130 Millionen Chinesen reisten 2018 als Touristen ins Ausland
So gigantisch das Vorhaben klingt – der Bedarf wird weiter ansteigen. Das sind die Gründe dafür:
- An vielen Urlaubsorten weltweit stöhnen die Menschen bereits unter dem Ansturm chinesischer Touristen der letzten Jahre. Doch das war erst der Anfang.
- Seit 2014 hat die chinesische Führung überhaupt erst begonnen, ihren Bürgern Reisepässe für Auslandsreisen in größerer Zahl auszustellen.
- 130 Millionen Chinesen reisten im vergangenen Jahr als Touristen ins Ausland.
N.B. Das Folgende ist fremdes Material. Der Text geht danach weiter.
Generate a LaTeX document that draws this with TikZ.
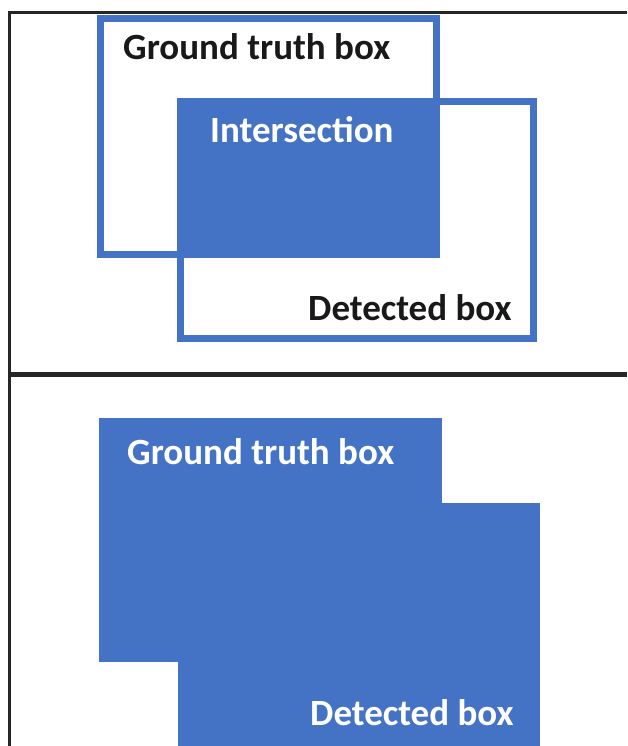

Das sind nicht einmal zehn Prozent der Gesamtbevölkerung.
- 2020 soll die Zahl chinesischer Auslandsreisen bereits auf über 200 Millionen steigen.
Dass die Regierung nicht auf einen Schlag allen Bürgern Pässe ausstellt, hat sie aus Gründen einer unzureichenden Infrastruktur getan. Dabei ist China heute bereits die Nation mit den meisten Flughäfen der Welt. Als 2006 in Berlin der Grundstein für den BER gelegt wurde, waren in China bereits 142 Flughäfen in Betrieb.
Bis Ende 2018 sind 93 dazugekommen. Bis 2025 sollen noch einmal 85 neue Flughäfen entstehen – und jeder einzelne kann mindestens doppelt so viele Passagiere abfertigen wie der neue Berliner Flughafen bei seiner Eröffnung.
Bis 2020 sollen 30.000 Kilometer Schiene fertiggestellt sein
Parallel dazu hat die Volksrepublik kräftig in das Netz für Hochgeschwindigkeitszüge investiert. Bis 2020 sollen 30.000 Kilometer fertiggestellt sein. Deshalb drohen massive Überkapazitäten. In Verbindung mit all den neuen Flughäfen „ergeben sich Risiken für überflüssige Konstruktionen“, befürchtet Verkehrsexperte Zhao Jian, Professor an der Peking-Universität.
Gerade im dicht besiedelten Osten und Süden des Landes werde sich das Zugnetz zur Konkurrenz zum Flugverkehr entwickeln. Daran, dass der neue Pekinger Flughafen zu einem Erfolg wird, zweifelt aber auch er nicht.
Dagegen könnte der BER schon zum Start am Limit operieren. Allein im ersten Halbjahr dieses Jahres stieg die Passagierzahl an den Berliner Flughäfen um zwölf Prozent auf 17,5 Millionen – für viel mehr ist der deutsche Hauptstadtflughafen auch gar nicht ausgelegt.